**OBJECTIVE**:
Go through the material below and copy each line where the word "this" appears.

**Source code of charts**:
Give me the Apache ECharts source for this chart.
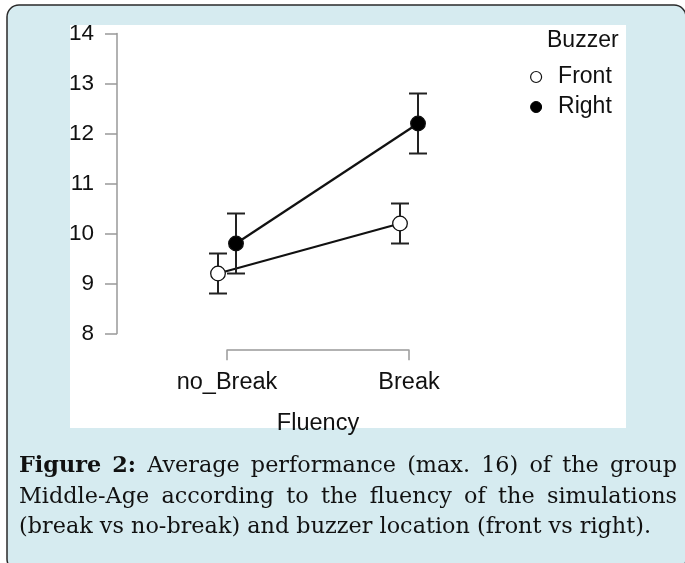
<!DOCTYPE html>
<html>
<head>
<meta charset="utf-8">
<script src="https://cdn.jsdelivr.net/npm/echarts@6/dist/echarts.min.js"></script>
<style>
html,body{margin:0;padding:0;background:#fff;}
#chart{width:685px;height:563px;}
</style>
</head>
<body>
<div id="chart"></div>
<script>
// ---- data ----
const categories = ['no_Break', 'Break'];
const frontMean = [9.2, 10.2];
const frontLow  = [8.8, 9.8];
const frontHigh = [9.6, 10.6];
const rightMean = [9.8, 12.2];
const rightLow  = [9.2, 11.6];
const rightHigh = [10.4, 12.8];
const yMin = 8, yMax = 14, yInterval = 1;
const legendTitle = 'Buzzer';
const xAxisName = 'Fluency';
const captionBold = ['Figure', '2:'];
const captionLine1 = ['Average', 'performance', '(max.', '16)', 'of', 'the', 'group'];
const captionLine2 = ['Middle-Age', 'according', 'to', 'the', 'fluency', 'of', 'the', 'simulations'];
const captionLine3 = ['(break', 'vs', 'no-break)', 'and', 'buzzer', 'location', '(front', 'vs', 'right).'];

// ---- layout / style ----
const SANS = '"Liberation Sans", Arial, sans-serif';
const SERIF = '"DejaVu Serif", "Liberation Serif", serif';
const dodge = 9;          // px offset of each group around category centre
const capHalf = 9;        // half width of error bar caps

function makeRender(mean, low, high, offset, filled) {
  return function (params, api) {
    const i = api.value(0);
    const p = api.coord([i, api.value(1)]);
    const lo = api.coord([i, api.value(2)]);
    const hi = api.coord([i, api.value(3)]);
    const x = p[0] + offset;
    const children = [];
    if (i < mean.length - 1) {
      const q = api.coord([i + 1, mean[i + 1]]);
      children.push({type: 'line', z2: 1,
        shape: {x1: x, y1: p[1], x2: q[0] + offset, y2: q[1]},
        style: {stroke: '#111', lineWidth: 2.2}});
    }
    const eb = {stroke: '#222', lineWidth: 2};
    children.push({type: 'line', z2: 5, shape: {x1: x, y1: lo[1], x2: x, y2: hi[1]}, style: eb});
    children.push({type: 'line', z2: 5, shape: {x1: x - capHalf, y1: lo[1], x2: x + capHalf, y2: lo[1]}, style: eb});
    children.push({type: 'line', z2: 5, shape: {x1: x - capHalf, y1: hi[1], x2: x + capHalf, y2: hi[1]}, style: eb});
    children.push({type: 'circle', z2: 10, shape: {cx: x, cy: p[1], r: 7.3},
      style: {fill: filled ? '#000' : '#fff', stroke: '#111', lineWidth: 1.3}});
    return {type: 'group', children: children};
  };
}

const frontData = categories.map((c, i) => [i, frontMean[i], frontLow[i], frontHigh[i]]);
const rightData = categories.map((c, i) => [i, rightMean[i], rightLow[i], rightHigh[i]]);

// ---- caption layout (justified) ----
const ctx = document.createElement('canvas').getContext('2d');
const FS = 22.5;
function tw(t, bold) { ctx.font = (bold ? 'bold ' : '') + FS + 'px ' + SERIF; return ctx.measureText(t).width; }
const capLeft = 19, capRight = 677, line3Right = 651;
const spaceW = tw(' ', false);
const line3Nat = captionLine3.reduce((s, w, k) => s + tw(w, false) + (k ? spaceW : 0), 0);
const sx = (line3Right - capLeft) / line3Nat;
const captionEls = [];
function layLine(words, y, justify) {
  const ws = words.map(w => tw(w.t, w.b) * sx);
  const total = ws.reduce((a, b) => a + b, 0);
  const gap = justify ? (capRight - capLeft - total) / (words.length - 1) : spaceW * sx;
  let x = capLeft;
  words.forEach((w, k) => {
    captionEls.push({type: 'text', x: x, y: y, scaleX: sx, z: 20,
      style: {text: w.t, fill: '#111', font: (w.b ? 'bold ' : '') + FS + 'px ' + SERIF, verticalAlign: 'middle', align: 'left'}});
    x += ws[k] + gap;
  });
}
layLine(captionBold.map(t => ({t, b: true})).concat(captionLine1.map(t => ({t, b: false}))), 466, true);
layLine(captionLine2.map(t => ({t, b: false})), 497, true);
layLine(captionLine3.map(t => ({t, b: false})), 527.5, false);

const chart = echarts.init(document.getElementById('chart'), null, {renderer: 'canvas'});
chart.setOption({
  animation: false,
  backgroundColor: '#fff',
  graphic: [
    {type: 'rect', z: -10, shape: {x: 7, y: 5, width: 679, height: 566, r: 12},
      style: {fill: '#d6ebf0', stroke: '#2a2a2a', lineWidth: 1.5}},
    {type: 'rect', z: -9, shape: {x: 70, y: 25, width: 556, height: 403},
      style: {fill: '#fff'}}
  ].concat(captionEls),
  title: {
    text: legendTitle, left: 547, top: 28, padding: 0,
    textStyle: {fontFamily: SANS, fontSize: 23, fontWeight: 'normal', color: '#111', lineHeight: 26}
  },
  legend: {
    orient: 'vertical', left: 530, top: 64, padding: 0,
    itemWidth: 34, itemHeight: 11, itemGap: 4, icon: 'circle',
    textStyle: {fontFamily: SANS, fontSize: 23, color: '#111', lineHeight: 26, padding: 0},
    data: [
      {name: 'Front', itemStyle: {color: '#fff', borderColor: '#111', borderWidth: 1.2}},
      {name: 'Right', itemStyle: {color: '#000', borderColor: '#000', borderWidth: 1}}
    ]
  },
  grid: {left: 227, right: 276, top: 33.5, bottom: 229.5, containLabel: false},
  xAxis: {
    type: 'category', data: categories, boundaryGap: false, offset: 16.7,
    name: xAxisName, nameLocation: 'middle', nameGap: 60,
    nameTextStyle: {fontFamily: SANS, fontSize: 23.5, color: '#111', lineHeight: 26},
    axisLine: {lineStyle: {color: '#999', width: 1.5}},
    axisTick: {show: true, length: 10, alignWithLabel: true, lineStyle: {color: '#999', width: 1.5}},
    axisLabel: {fontFamily: SANS, fontSize: 23.5, color: '#111', margin: 19, lineHeight: 26},
    splitLine: {show: false}
  },
  yAxis: {
    type: 'value', min: yMin, max: yMax, interval: yInterval, offset: 110,
    axisLine: {show: true, lineStyle: {color: '#999', width: 1.5}},
    axisTick: {show: true, length: 12, lineStyle: {color: '#999', width: 1.5}},
    axisLabel: {fontFamily: SANS, fontSize: 22.5, color: '#111', margin: 23},
    splitLine: {show: false}
  },
  series: [
    {name: 'Front', type: 'custom', data: frontData, z: 3,
      itemStyle: {color: '#fff', borderColor: '#111'},
      encode: {x: 0, y: [1, 2, 3]},
      renderItem: makeRender(frontMean, frontLow, frontHigh, -dodge, false)},
    {name: 'Right', type: 'custom', data: rightData, z: 3,
      itemStyle: {color: '#000'},
      encode: {x: 0, y: [1, 2, 3]},
      renderItem: makeRender(rightMean, rightLow, rightHigh, dodge, true)}
  ]
});
</script>
</body>
</html>
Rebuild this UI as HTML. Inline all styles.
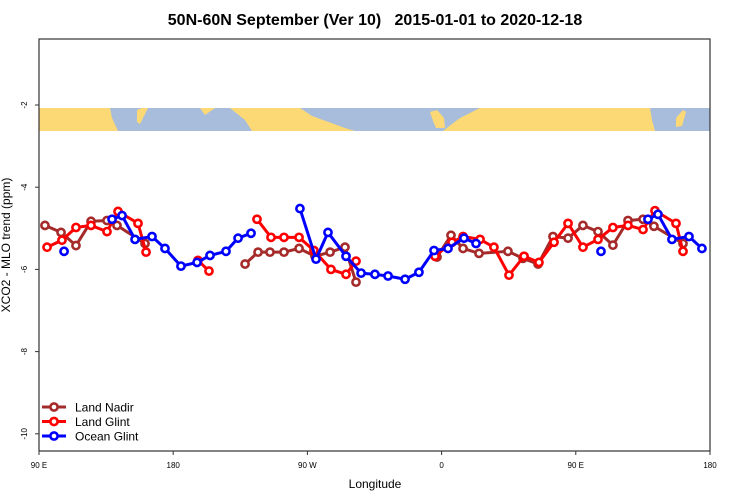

**IN RESPONSE**:
Give me the Apache ECharts source for this chart.
Rebuild this UI as HTML. Inline all styles.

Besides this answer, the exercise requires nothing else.